2. Light, metal case, thin.
3. Keyboard (good for annotating etc.)
Bad:
1. Locked in to Amazon book store.
2. PDF and other formats support only available with conversion and conversion costs money (so you basically pay for books you already own, or for your own documents).
Sorry to say, my friend, that e-books will not replace paper prints within the next millennium, if they ever do. At best, they will be supplemental to each other, always competing, but never actually forcing either or the other out of the market.
Absolutely true. It's rare for any medium to completely replace its predecessor, even when it offers some "improvement" over the earlier version.
Television didn't kill radio, recorded music didn't kill live performances and photography didn't kill painting. The best that ebooks can hope for is to one day become more common than their paper forbears, not to replace them.
#18 Chris: You're dead on. Kindle discussions inevitably (and IMHO, unnecessarily) devolve into a Paper vs. Device debate that (a) is worn to death, (b) misses the point, and (c) gets absurd faster than you can say "Get off my lawn!"
I read Anathem on a computer monitor. It caused indescribable pain all down my optic nerves and made all of my brainparts do the tarantella.
#22: You spent $300+ on "toilet reading"?

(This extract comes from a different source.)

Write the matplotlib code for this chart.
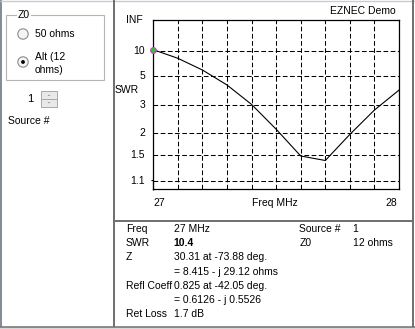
import numpy as np
import matplotlib
matplotlib.use("Agg")
import matplotlib.pyplot as plt
from matplotlib.patches import Rectangle, Circle, Polygon
from matplotlib.ticker import MultipleLocator

# ── data ─────────────────────────────────────────────────────────────────────
freq_mhz = [27.0, 27.1, 27.2, 27.3, 27.4, 27.5, 27.6, 27.7, 27.8, 27.9, 28.0]
swr      = [10.4, 7.84, 5.77, 4.21, 3.01, 2.10, 1.49, 1.41, 1.96, 2.76, 3.83]
swr_ticks = [10, 5, 3, 2, 1.5, 1.1]
swr_tick_labels = ["10", "5", "3", "2", "1.5", "1.1"]

info_rows = [
    ("Freq", "27 MHz"),
    ("SWR", "10.4"),
    ("Z", "30.31 at -73.88 deg."),
    ("", "= 8.415 - j 29.12 ohms"),
    ("Refl Coeff", "0.825 at -42.05 deg."),
    ("", "= 0.6126 - j 0.5526"),
    ("Ret Loss", "1.7 dB"),
]
info_right = [("Source #", "1"), ("Z0", "12 ohms")]


def rho(s):
    # EZNEC plots SWR on a reflection-coefficient scale
    s = np.asarray(s, dtype=float)
    return (s - 1) / (s + 1)


W, H = 415, 329
FONT = "Liberation Sans"
FS = 7.5
plt.rcParams["font.family"] = [FONT, "DejaVu Sans"]

fig = plt.figure(figsize=(W / 100, H / 100), dpi=100)
fig.patch.set_facecolor("white")

# background canvas in pixel coordinates (y down)
bg = fig.add_axes([0, 0, 1, 1])
bg.set_xlim(0, W)
bg.set_ylim(H, 0)
bg.axis("off")


def txt(x, y, s, **kw):
    kw.setdefault("fontsize", FS)
    kw.setdefault("va", "center")
    bg.text(x, y, s, **kw)


def hline(x0, x1, y, color, lw=1.0):
    bg.plot([x0, x1], [y, y], color=color, lw=lw, solid_capstyle="butt")


def vline(x, y0, y1, color, lw=1.0):
    bg.plot([x, x], [y0, y1], color=color, lw=lw, solid_capstyle="butt")


# ── window frame / panel borders ─────────────────────────────────────────────
bg.add_patch(Rectangle((0, 327), W, 2, facecolor="#d8d8d8", edgecolor="none"))
hline(0, W, 326.8, "#7a7a7a", 1.2)
vline(0.6, 0, 327, "#6b7886", 1.2)
hline(0, W, 0.5, "#c8ccd2", 1.0)
vline(114, 0, 327, "#6e6e6e", 1.4)
vline(413, 0, 327, "#6e6e6e", 1.4)
hline(114, 413, 221, "#6e6e6e", 1.4)

# ── left panel: Z0 group box ─────────────────────────────────────────────────
bg.add_patch(Rectangle((6, 15), 98, 65, facecolor="none", edgecolor="#b4b4b4", lw=0.8))
txt(18, 15, "Z0", bbox=dict(facecolor="white", edgecolor="none", pad=0.8))

for cy, sel in [(34, False), (62, True)]:
    bg.add_patch(Circle((23, cy), 5.2, facecolor="#f4f4f4", edgecolor="#8c8c8c", lw=0.8))
    if sel:
        bg.add_patch(Circle((23, cy), 1.9, facecolor="black", edgecolor="none"))
txt(35, 34, "50 ohms")
txt(35, 57, "Alt (12")
txt(35, 70, "ohms)")

# spinner
txt(30, 99, "1", ha="center", fontsize=8)
for y0 in (91, 99):
    bg.add_patch(Rectangle((41, y0), 16, 8, facecolor="#e9e9e9", edgecolor="#a8a8a8", lw=0.7))
bg.add_patch(Polygon([[47.5, 96], [50.5, 96], [49, 94.5]], closed=True,
                     facecolor="#9a9a9a", edgecolor="none"))
bg.add_patch(Polygon([[47.5, 102], [50.5, 102], [49, 103.5]], closed=True,
                     facecolor="#9a9a9a", edgecolor="none"))
txt(8, 121, "Source #")

# ── plot panel ───────────────────────────────────────────────────────────────
txt(396, 11, "EZNEC Demo", ha="right")
txt(143, 20, "INF", ha="right")
txt(127, 90, "SWR", ha="center")
for s, lab in zip(swr_ticks, swr_tick_labels):
    y = 189.3 - 169.3 * float(rho(s))
    txt(145, y, lab, ha="right")
# stray "1" label squeezed onto the axis line
vline(152.6, 179.5, 190, "black", 0.8)
hline(151.2, 152.6, 180.3, "black", 0.8)
txt(153, 203, "27", ha="left")
txt(397, 203, "28", ha="right")
txt(275, 203, "Freq MHz", ha="center")

ax_l, ax_r, ax_t, ax_b = 153.3, 399, 20, 189.3
ax = fig.add_axes([ax_l / W, 1 - ax_b / H, (ax_r - ax_l) / W, (ax_b - ax_t) / H])
ax.set_facecolor("none")
ax.set_xlim(27, 28)
ax.set_ylim(0, 1)
ax.xaxis.set_major_locator(MultipleLocator(0.1))
ax.set_yticks(rho(swr_ticks))
ax.tick_params(length=0, labelbottom=False, labelleft=False)
ax.grid(True, color="black", lw=0.75, linestyle=(0, (4.5, 2.4)))
for sp in ax.spines.values():
    sp.set_linewidth(0.9)

ax.plot(freq_mhz, rho(swr), color="black", lw=0.8)
ax.plot(freq_mhz[0], rho(swr[0]), marker="o", ms=4.2, mfc="#22cc22", mec="#ee22ee",
        mew=0.7, clip_on=False, zorder=5)

# ── data panel ───────────────────────────────────────────────────────────────
row_y = [229.3, 243.3, 257.5, 271.7, 286, 300, 314]
for y, (lab, val) in zip(row_y, info_rows):
    if lab:
        txt(126, y, lab)
    txt(173.5, y, val, fontweight="bold" if lab == "SWR" else "normal")
for y, (lab, val) in zip(row_y, info_right):
    txt(299.3, y, lab)
    txt(352.7, y, val)

fig.savefig("out.png", dpi=100)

I don't think the Kindle (or similar devices) are going to replace books entirely. People will still buy nice hardcover versions of the books they love (probably through a print-on-demand service). It's going to replace the massive stack of tattered Pratchett novels I grab from to read when I've got a flight somewhere. It will replace the read and trash romance novels 40 year old house wives burn through. It will replace the newspaper I buy at the coffee shop and throw away on my way out the door.
Why is it that we can envision a world where people live in gas bubbles floating around man-made suns (Sun of Suns - free ebook I read on my Sony Reader), but not the eventual $49 color version we'll see a few years from now.
Why can't we talk about the future of self-publishing, free ebook sites, or any of the INTERESTING topics ebook readers raise?
I'm curious as to how many people who talk about how much they like the Kindle have actually sat down and read a 300 page book on one. And if they really thought it was somehow a better reading experience than paper. If yes, how was it better?
I'd pay $360 for a Kindle, if:
- it had an SD card slot.
- it had PIM functions.
- it had wifi and web-browsing.
- it allowed unrestricted uploads of my own files (yes, free ebooks a la Proj. Gutenberg etc.).
Anybody got a link about why it doesn't have all/some of these?
In shorter, if Palm TX had eInk and were bigger, maybe.
I'm curious as to how many people who talk about how much they like the Kindle have actually sat down and read a 300 page book on one.
I've read a lot on the one I have access to.
And if they really thought it was somehow a better reading experience than paper. If yes, how was it better?
Well, reading 'The Diamond Age' on it was kinda awesome.
Aside from that though, the ability to look up a word in a dictionary without losing your place in the text is good. The ability to look up background info (as my g/f does when she reads travel-writing) is quite useful. The ability to clip some text and e-mail it to someone is kinda nice too. Daily newspapers and magazines on-the-go is nice. And the e-ink is impressively easy on the eyes, the batteries last forever, and finally, the heft and portability of the device is not unlike a book.
Sure, you can read magazines and newspapers online, but what about at breakfast, or on the subway, or the many other places where people read periodicals that they wouldn't open up a laptop for. Plus: the whole eye-strain issue that makes e-Ink displays so preferable.